Butlins, Filey, 1963 was our first actual English proper family holiday. Bickering everywhere you looked, soggy food, bossy chilcare, grubby ‘chalets’. Oh dear. We never went again, anyway. We’d been abroad, on aeroplanes, though not on holidays. Troop shipments, we were.
There may have been a hint of optimism in that grin. He was coming out of the Army, after a series of worst nightmare postings, starting with Korea in 1952, Hiroshima/Nagasaki, through Bergen Belsen and Buchenwald and then the engineered civil war in Cyprus.
He’d always taken photographs, throughout all that miasma of chaos and devastation. Didn’t particularly like it when the camera was pointed at him, except when it was handed to my somewhat reluctant mother.
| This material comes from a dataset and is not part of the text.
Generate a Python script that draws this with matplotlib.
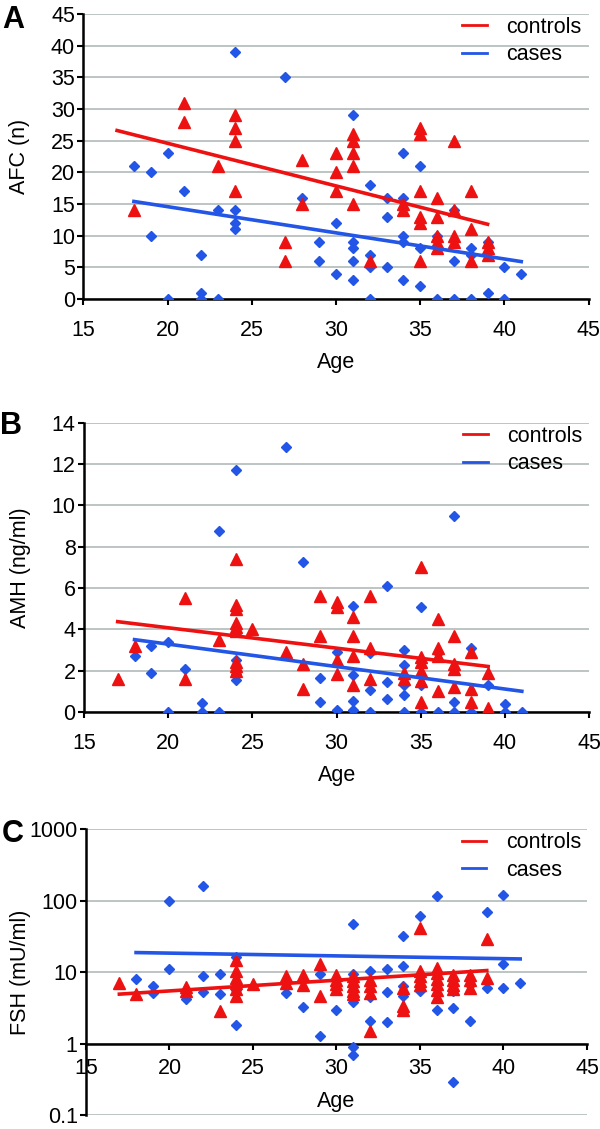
import matplotlib
matplotlib.use("Agg")
import matplotlib.pyplot as plt
from matplotlib.lines import Line2D

plt.rcParams['font.family'] = ['Liberation Sans', 'DejaVu Sans']

RED = '#ee1111'
BLUE = '#2355e6'
GRID = '#bcc4c4'

# %% Data
# Panel A: antral follicle count
afc_controls_age = [18, 21, 21, 23, 24, 24, 24, 24, 27, 27, 28, 28, 30, 30, 30,
                    31, 31, 31, 31, 31, 32, 34, 34, 35, 35, 35, 35, 35, 35,
                    36, 36, 36, 36, 36, 37, 37, 37, 37, 38, 38, 38, 39, 39, 39]
afc_controls = [14, 31, 28, 21, 29, 27, 25, 17, 9, 6, 22, 15, 23, 20, 17,
                26, 25, 23, 21, 15, 6, 15, 14, 27, 26, 17, 13, 12, 6,
                16, 13, 10, 9, 8, 25, 14, 10, 9, 17, 11, 6, 9, 8, 7]
afc_cases_age = [18, 19, 19, 20, 20, 21, 22, 22, 22, 23, 23, 24, 24, 24, 24,
                 27, 28, 29, 29, 30, 30, 31, 31, 31, 31, 31, 32, 32, 32, 32,
                 33, 33, 33, 34, 34, 34, 34, 34, 35, 35, 35, 36, 36, 37, 37, 37,
                 38, 38, 38, 39, 39, 40, 40, 41]
afc_cases = [21, 20, 10, 23, 0, 17, 7, 1, 0, 14, 0, 39, 14, 12, 11,
             35, 16, 9, 6, 12, 4, 29, 9, 8, 6, 3, 18, 7, 5, 0,
             16, 13, 5, 23, 16, 10, 9, 3, 21, 8, 2, 10, 0, 14, 6, 0,
             8, 7, 0, 9, 1, 5, 0, 4]

# Panel B: AMH (ng/ml)
amh_controls_age = [17, 18, 21, 21, 23, 24, 24, 24, 24, 24, 24, 24, 24, 24, 25,
                    27, 28, 28, 29, 29, 30, 30, 30, 30, 31, 31, 31, 31, 32, 32, 32,
                    34, 34, 35, 35, 35, 35, 35, 35, 36, 36, 36, 36, 37, 37, 37, 37,
                    38, 38, 38, 39, 39]
amh_controls = [1.6, 3.2, 5.5, 1.6, 3.5, 7.4, 5.2, 5.0, 4.3, 4.1, 3.9, 2.4, 2.2, 2.0, 4.0,
                2.9, 2.3, 1.1, 5.6, 3.7, 5.3, 5.1, 2.5, 1.85, 4.6, 3.7, 2.7, 1.3, 5.6, 3.1, 1.6,
                1.9, 1.6, 7.0, 2.65, 2.4, 2.0, 1.5, 0.5, 4.5, 3.1, 2.7, 1.0, 3.7, 2.3, 2.1, 1.2,
                2.9, 1.1, 0.5, 1.9, 0.2]
amh_cases_age = [18, 19, 19, 20, 20, 21, 22, 22, 23, 23, 24, 24, 24, 24, 27, 28,
                 29, 29, 30, 30, 31, 31, 31, 31, 32, 32, 32, 33, 33, 33,
                 34, 34, 34, 34, 34, 35, 35, 35, 36, 36, 37, 37, 37, 38, 38,
                 39, 39, 40, 40, 41]
amh_cases = [2.7, 3.2, 1.9, 3.4, 0, 2.1, 0.45, 0, 8.75, 0, 11.7, 2.5, 1.85, 1.55, 12.8, 7.25,
             1.65, 0.5, 2.9, 0.1, 5.15, 1.8, 0.55, 0.1, 2.85, 1.05, 0, 6.1, 1.45, 0.65,
             3.0, 2.25, 1.3, 0.8, 0, 5.1, 1.3, 0, 2.85, 0, 9.5, 0.5, 0, 3.1, 0,
             1.3, 0, 0.4, 0, 0]

# Panel C: FSH (mU/ml)
fsh_controls_age = [17, 18, 21, 21, 23, 24, 24, 24, 24, 24, 24, 25, 27, 27, 28, 28,
                    29, 29, 30, 30, 30, 30, 31, 31, 31, 31, 31, 32, 32, 32, 32,
                    34, 34, 34, 35, 35, 35, 35, 35, 36, 36, 36, 36, 36, 36,
                    37, 37, 37, 37, 38, 38, 38, 39, 39]
fsh_controls = [7.2, 5.0, 6.2, 5.5, 2.9, 15, 10.3, 8.4, 7.2, 5.8, 4.7, 6.9, 9.0, 7.2, 9.3, 6.6,
                13, 4.6, 9.3, 7.9, 6.8, 5.9, 8.8, 7.5, 6.4, 5.5, 5.0, 7.7, 6.4, 5.2, 1.5,
                6.1, 3.4, 3.0, 42, 10.3, 8.8, 7.5, 6.6, 11.4, 9.8, 8.1, 6.8, 5.7, 4.5,
                9.3, 7.9, 6.6, 5.9, 9.3, 7.9, 6.0, 29, 8.4]
fsh_cases_age = [18, 19, 19, 20, 20, 21, 22, 22, 22, 23, 23, 24, 24, 24, 27, 28,
                 29, 29, 30, 31, 31, 31, 31, 31, 32, 32, 32, 33, 33, 33,
                 34, 34, 34, 34, 35, 35, 36, 36, 37, 37, 37, 38, 38, 39, 39,
                 40, 40, 40, 41]
fsh_cases = [8.1, 6.4, 5.2, 100, 11.1, 4.3, 162, 9.0, 5.3, 9.5, 5.0, 16.5, 5.7, 1.84, 5.1, 3.3,
             9.5, 1.27, 3.0, 48, 9.5, 3.9, 0.9, 0.7, 10.6, 4.5, 2.1, 11.2, 5.3, 2.0,
             32.5, 12.1, 6.4, 4.6, 62, 5.5, 117, 3.0, 5.5, 3.2, 0.29, 6.6, 2.1, 70, 6.1,
             120, 13, 6.0, 7.0]

# trendlines as drawn in the figure: age span and the value at each end
controls_span = [17, 39]
cases_span = [18, 41]
afc_controls_trend = [26.6, 11.8]
afc_cases_trend = [15.4, 5.9]
amh_controls_trend = [4.37, 2.2]
amh_cases_trend = [3.5, 1.0]
fsh_controls_trend = [4.96, 10.6]
fsh_cases_trend = [18.9, 15.4]

x_ticks = [15, 20, 25, 30, 35, 40, 45]


def style_axes(ax):
    for side in ['top', 'right']:
        ax.spines[side].set_visible(False)
    for side in ['left', 'bottom']:
        ax.spines[side].set_linewidth(1.8)
        ax.spines[side].set_color('black')
    ax.grid(axis='y', color=GRID, linewidth=1.4)
    ax.set_axisbelow(True)
    ax.set_xlim(15, 45)
    ax.set_xticks(x_ticks)
    ax.tick_params(axis='x', length=4, width=1.5, pad=11, labelsize=15.5)
    ax.tick_params(axis='y', length=4, width=1.5, pad=2, labelsize=15.5)


def draw_panel(ax, c_age, c_val, k_age, k_val, c_trend, k_trend):
    ax.plot(k_age, k_val, linestyle='none', marker='D', ms=5.0, color=BLUE, mec=BLUE, zorder=3)
    ax.plot(c_age, c_val, linestyle='none', marker='^', ms=8.0, color=RED, mec=RED, zorder=4)
    ax.plot(controls_span, c_trend, color=RED, linewidth=2.6, zorder=5)
    ax.plot(cases_span, k_trend, color=BLUE, linewidth=2.6, zorder=5)
    handles = [Line2D([], [], color=RED, linewidth=2), Line2D([], [], color=BLUE, linewidth=2)]
    ax.legend(handles, ['controls', 'cases'], loc='upper left', bbox_to_anchor=(0.75, 0.99),
              frameon=False, fontsize=15.5, handlelength=1.15, handletextpad=0.9,
              borderpad=0, borderaxespad=0, labelspacing=0.3)


fig = plt.figure(figsize=(6.0, 11.29), dpi=100)

# %% A
ax_a = fig.add_axes([0.139, 0.7352, 0.842, 0.2524])
draw_panel(ax_a, afc_controls_age, afc_controls, afc_cases_age, afc_cases,
           afc_controls_trend, afc_cases_trend)
style_axes(ax_a)
ax_a.set_ylim(0, 45)
ax_a.set_yticks(range(0, 46, 5))
ax_a.set_ylabel('AFC (n)', fontsize=15.5)
ax_a.yaxis.set_label_coords(-0.105, 0.5)
ax_a.set_xlabel('Age', fontsize=15.5, labelpad=8)
fig.text(0.003, 0.996, 'A', fontsize=22, fontweight='bold', va='top')

# %% B
ax_b = fig.add_axes([0.14, 0.3694, 0.842, 0.2562])
draw_panel(ax_b, amh_controls_age, amh_controls, amh_cases_age, amh_cases,
           amh_controls_trend, amh_cases_trend)
style_axes(ax_b)
ax_b.set_ylim(0, 14)
ax_b.set_yticks(range(0, 15, 2))
ax_b.set_ylabel('AMH (ng/ml)', fontsize=15.5)
ax_b.yaxis.set_label_coords(-0.105, 0.5)
ax_b.set_xlabel('Age', fontsize=15.5, labelpad=8)
fig.text(0.0, 0.636, 'B', fontsize=22, fontweight='bold', va='top')

# %% C
ax_c = fig.add_axes([0.1433, 0.012, 0.835, 0.2535])
ax_c.set_yscale('log')
draw_panel(ax_c, fsh_controls_age, fsh_controls, fsh_cases_age, fsh_cases,
           fsh_controls_trend, fsh_cases_trend)
style_axes(ax_c)
ax_c.set_ylim(0.1, 1000)
ax_c.set_yticks([0.1, 1, 10, 100, 1000])
ax_c.set_yticklabels(['0.1', '1', '10', '100', '1000'])
ax_c.minorticks_off()
ax_c.spines['bottom'].set_position(('data', 1))
ax_c.tick_params(axis='x', pad=6)
ax_c.set_ylabel('FSH (mU/ml)', fontsize=15.5)
ax_c.yaxis.set_label_coords(-0.11, 0.5)
ax_c.set_xlabel('Age', fontsize=15.5)
ax_c.xaxis.set_label_coords(0.5, 0.085)
fig.text(0.003, 0.275, 'C', fontsize=22, fontweight='bold', va='top')

fig.savefig('out.png', dpi=100)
That top one’s probably shot on 127 film, a small bakelite Kodak Brownie, as I recall. He’s holding his treasured Super 8 wind-up cine. Still works to this day although I haven’t been able to face putting a film through it.
This second photo is by the Butlins staffer, taking people completely by surprise, flashes pinging off but really not expecting him to do us, and then realising he was doing everybody. Ah yes, half a crown per print. A lot of money in those days, although doubtless he didn’t get to keep it all himself.
One of this morning’s earliest tweets was from a Photography Symposium-goer whose Father’s Day treat had been breakfast in bed, and on they continued to flow, all day. Men, warmly loved and appreciated by their children, and evidently thrilled with little presents, cuddles, smiles, cards.
I think it was Bea Campbell who said that our birth decade’s fathers, psyches blighted by barely imaginable horrors of war, really weren’t up to the job, and that it would take us several generations to find men capable of more humane and tender parenting than we’d enjoyed. Well, maybe it’s happening sooner than we dared to hope.
Happy Father’s Day, all you generous, beloved, new wave dads. Enjoy!